Oh wow... watching the underwater camera footage (turned out ok for first try, need to add fins to stabilize swing)... we had a fish follow a rig for 18 minutes... EIGHTEEN MINUTES!!! I would have never believed that. It only took off when I raised the rig to check bait.


-DallanC


----------



## Springville Shooter (Oct 15, 2010)

Crazy.. Was it a trout or a salmon?-----SS


----------



## DallanC (Jan 13, 2009)

Rainbow, based on the shape of the head and spots.

Camera was aimed a little high for most of the footage and the water was pretty cloudy w/ green algae. The camera swayed back and forth just enough to be hard to make out detail. I'll add stabilization fins to it for our next outing. It cost me about $5 to make the dive housing out of ABS.

Still, as a first try with the new setup, it shows promise! The camera is a SJ4000, a cheap priced yet quality clone of the gopro's. They are extremely popular.


-DallanC


----------



## torowy (Jun 19, 2008)

Wow, that is a long follow. I wonder how often that happens.


----------



## Springville Shooter (Oct 15, 2010)

That's really cool. -----SS


----------



## DallanC (Jan 13, 2009)

torowy said:


> Wow, that is a long follow. I wonder how often that happens.


I know right? Blows me away... its like when I got a underwater ice fishing camera for the first time, I learned more about presentation and jigging in the first hour than probably the previous 10 years. Brass swivels... fish go after them and not the jig! Use black only!

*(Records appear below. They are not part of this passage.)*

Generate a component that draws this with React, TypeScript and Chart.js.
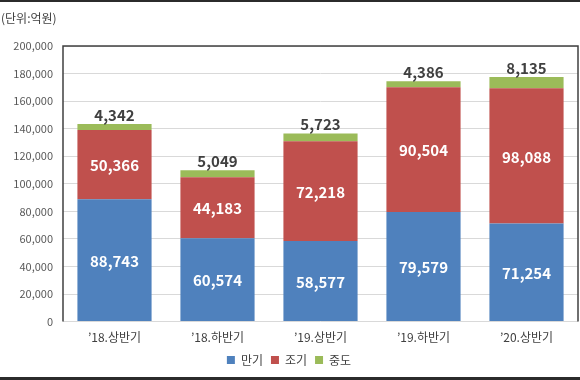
import React, { useEffect, useRef } from "react";
import { Chart, registerables } from "chart.js";

Chart.register(...registerables);

const categories = ["’18.상반기", "’18.하반기", "’19.상반기", "’19.하반기", "’20.상반기"];
const maturity = [88743, 60574, 58577, 79579, 71254];
const early = [50366, 44183, 72218, 90504, 98088];
const midway = [4342, 5049, 5723, 4386, 8135];
const seriesNames = ["만기", "조기", "중도"];
const unitLabel = "(단위:억원)";

const FONT = "'Noto Sans CJK KR', 'Noto Sans', sans-serif";
const fmt = (v: number) => v.toLocaleString("en-US");

const decorPlugin = {
  id: "decor",
  afterDatasetsDraw(chart: any) {
    const ctx = chart.ctx;
    const a = chart.chartArea;
    ctx.save();
    ctx.strokeStyle = "#404040";
    ctx.lineWidth = 1.5;
    ctx.beginPath();
    ctx.moveTo(a.left, a.bottom);
    ctx.lineTo(a.left, a.top);
    ctx.lineTo(a.right, a.top);
    ctx.lineTo(a.right, a.bottom);
    ctx.stroke();
    ctx.fillStyle = "#2b2b2b";
    ctx.fillRect(0, 0, chart.width, 2);
    ctx.fillRect(0, chart.height - 3, chart.width, 3);
    ctx.fillStyle = "#404040";
    ctx.font = `12px ${FONT}`;
    ctx.textAlign = "left";
    ctx.textBaseline = "middle";
    ctx.fillText(unitLabel, 1, 18);
    ctx.textAlign = "center";
    ctx.font = `bold 15px ${FONT}`;
    chart.data.datasets.forEach((ds: any, i: number) => {
      const meta = chart.getDatasetMeta(i);
      meta.data.forEach((el: any, j: number) => {
        const v = ds.data[j];
        if (i < 2) {
          ctx.fillStyle = "#ffffff";
          ctx.fillText(fmt(v), el.x, (el.y + el.base) / 2 + 1);
        } else {
          ctx.fillStyle = "#404040";
          ctx.fillText(fmt(v), el.x, el.y - 9);
        }
      });
    });
    ctx.restore();
  },
};

export default function App() {
  const ref = useRef<HTMLCanvasElement>(null);
  useEffect(() => {
    const chart = new Chart(ref.current!, {
      type: "bar",
      data: {
        labels: categories,
        datasets: [
          { label: seriesNames[0], data: maturity, backgroundColor: "#4F81BD" },
          { label: seriesNames[1], data: early, backgroundColor: "#C0504D" },
          { label: seriesNames[2], data: midway, backgroundColor: "#9BBB59" },
        ],
      },
      options: {
        animation: false,
        responsive: false,
        maintainAspectRatio: false,
        layout: { padding: { top: 46, right: 2, left: 0, bottom: 4 } },
        datasets: { bar: { categoryPercentage: 1, barPercentage: 0.72 } },
        plugins: {
          legend: {
            position: "bottom",
            labels: {
              boxWidth: 8,
              boxHeight: 8,
              padding: 8,
              color: "#404040",
              font: { family: FONT, size: 12 },
            },
          },
          tooltip: { enabled: false },
        },
        scales: {
          x: {
            stacked: true,
            grid: { display: false },
            border: { display: false },
            ticks: { color: "#404040", font: { family: FONT, size: 12 }, padding: 1 },
          },
          y: {
            stacked: true,
            min: 0,
            max: 200000,
            afterFit: (s: any) => {
              s.width = 63;
            },
            grid: { color: "#d9d9d9", drawTicks: false },
            border: { display: false },
            ticks: {
              stepSize: 20000,
              padding: 10,
              color: "#595959",
              font: { family: FONT, size: 11 },
              callback: (v: any) => fmt(Number(v)),
            },
          },
        },
      },
      plugins: [decorPlugin],
    });
    return () => chart.destroy();
  }, []);
  return (
    <div style={{ position: "absolute", left: 0, top: 0, width: 580, height: 380, background: "#fff" }}>
      <canvas ref={ref} width={580} height={380} />
    </div>
  );
}
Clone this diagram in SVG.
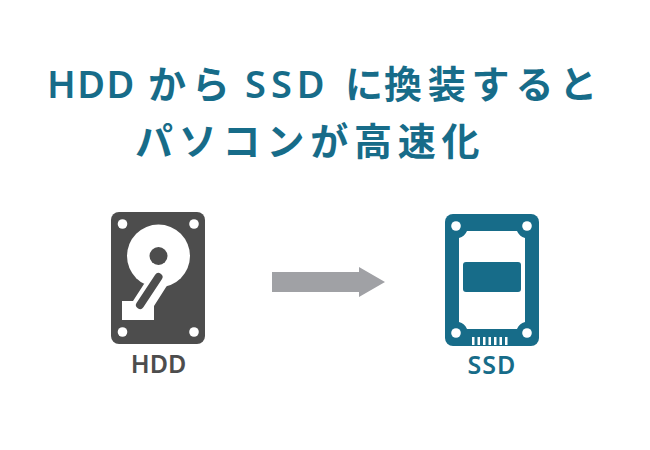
<svg xmlns="http://www.w3.org/2000/svg" width="650" height="450" viewBox="0 0 650 450">
<style>
.t{font-family:"Noto Sans CJK JP","Noto Sans",sans-serif;font-weight:700;font-size:38px;fill:#176c89;letter-spacing:5.8px}
.t .a{font-family:"Noto Sans","Noto Sans CJK JP",sans-serif;font-weight:600;font-size:38px;letter-spacing:1.5px}
.t .b{letter-spacing:0}
.l{font-family:"Noto Sans","Noto Sans CJK JP",sans-serif;font-weight:600;font-size:25px;text-anchor:middle}
.w{fill:#fff}
.bar{fill:#fff}
</style>
<rect width="650" height="450" fill="#fff"/>
<g id="title">
<text class="t" y="98"><tspan class="a" x="47">HDD </tspan><tspan x="148">から </tspan><tspan class="a" x="245" style="letter-spacing:5px">SSD </tspan><tspan class="b" x="345">に</tspan><tspan x="384">換装すると</tspan></text>
<text class="t" x="135" y="155">パソコンが高速化</text>
</g>
<g id="hdd">
<rect x="111" y="212" width="94" height="132" rx="8" fill="#4d4d4d"/>
<g class="w"><circle cx="122.500" cy="224" r="4.800"/><circle cx="194" cy="224" r="4.800"/><circle cx="122.500" cy="332" r="4.800"/><circle cx="194" cy="332" r="4.800"/>
<circle cx="158.500" cy="256" r="31.500"/></g>
<circle cx="158.500" cy="256" r="9" fill="#4d4d4d"/>
<path d="M122 301H133L144 284H168L154 306V320H122Z" fill="#fff"/>
<line x1="158.500" y1="277" x2="140" y2="305" stroke="#4d4d4d" stroke-width="8" stroke-linecap="round"/>
<text class="l" x="158.500" y="373" fill="#4d4d4d">HDD</text>
</g>
<g id="ssd">
<rect x="445" y="214" width="94" height="132" rx="8" fill="#176c89"/>
<path d="M467 231H517A12 12 0 0 0 525 238V322A12 12 0 0 0 517 329H467A12 12 0 0 0 459 322V238A12 12 0 0 0 467 231Z" fill="#fff"/>
<g class="w"><circle cx="456" cy="226" r="4.800"/><circle cx="527" cy="226" r="4.800"/><circle cx="456" cy="333" r="4.800"/><circle cx="527" cy="333" r="4.800"/></g>
<rect x="463" y="262" width="58" height="30" rx="3" fill="#176c89"/>
<g class="bar"><rect x="472" y="337" width="2.500" height="8"/><rect x="477.500" y="337" width="2.500" height="8"/><rect x="483" y="337" width="2.500" height="8"/><rect x="488.500" y="337" width="2.500" height="8"/><rect x="494" y="337" width="2.500" height="8"/><rect x="499.500" y="337" width="2.500" height="8"/><rect x="505" y="337" width="2.500" height="8"/></g>
<text class="l" x="492" y="374" fill="#176c89" letter-spacing="1">SSD</text>
</g>
<g id="connectors">
<path d="M272 272H359V267L385 282L359 297V292H272Z" fill="#a0a1a5"/>
</g>
</svg>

I cant wait to get this out for our next trip and see what we can learn.

-DallanC


----------



## Gee LeDouche (Sep 21, 2007)

Very cool! Thanks for sharing. 


I have the SJ4000 camera also. Its extremely nice, especially for the price!


----------



## stillhunterman (Feb 15, 2009)

Now that's cool! 18 minutes, wow! Gotta love big boy toys8) Thanks for posting big D!


----------



## MWScott72 (May 23, 2011)

Very cool Dallan...maybe I need to get a underwater camera for ice fishing. I could go for some of that "accelerated learning".


----------



## swbuckmaster (Sep 14, 2007)

how about some footage


----------



## DallanC (Jan 13, 2009)

I can post a snippet later... like I said it was first try so don't expect much. The camera swung back and forth alot which is disorienting, and it was aimed too high so for most of it you could just see the back half of the fish in the frame... a few times it darted up into the center of the frame then back down. I'll throw something up later. I added a big trailing fin to the ABS housing to stabilize it better but I'm kindof thinking about redesigning the entire thing. Good thing plumbing parts are cheap 

-DallanC


----------



## DallanC (Jan 13, 2009)

Here's 30 seconds, its about 22mb and hi-def. The last few seconds show it coming out of the water to see how clear it is normally. Big contrast with that algae water.

http://www.huntingnut.com/movies/sjcam_downrigger.mp4

If the camera were angled down another 15 degrees or so the lure would have been in view. The new fin should help with camera shake.

PS: camera date/time wasnt set... no big deal.

-DallanC


----------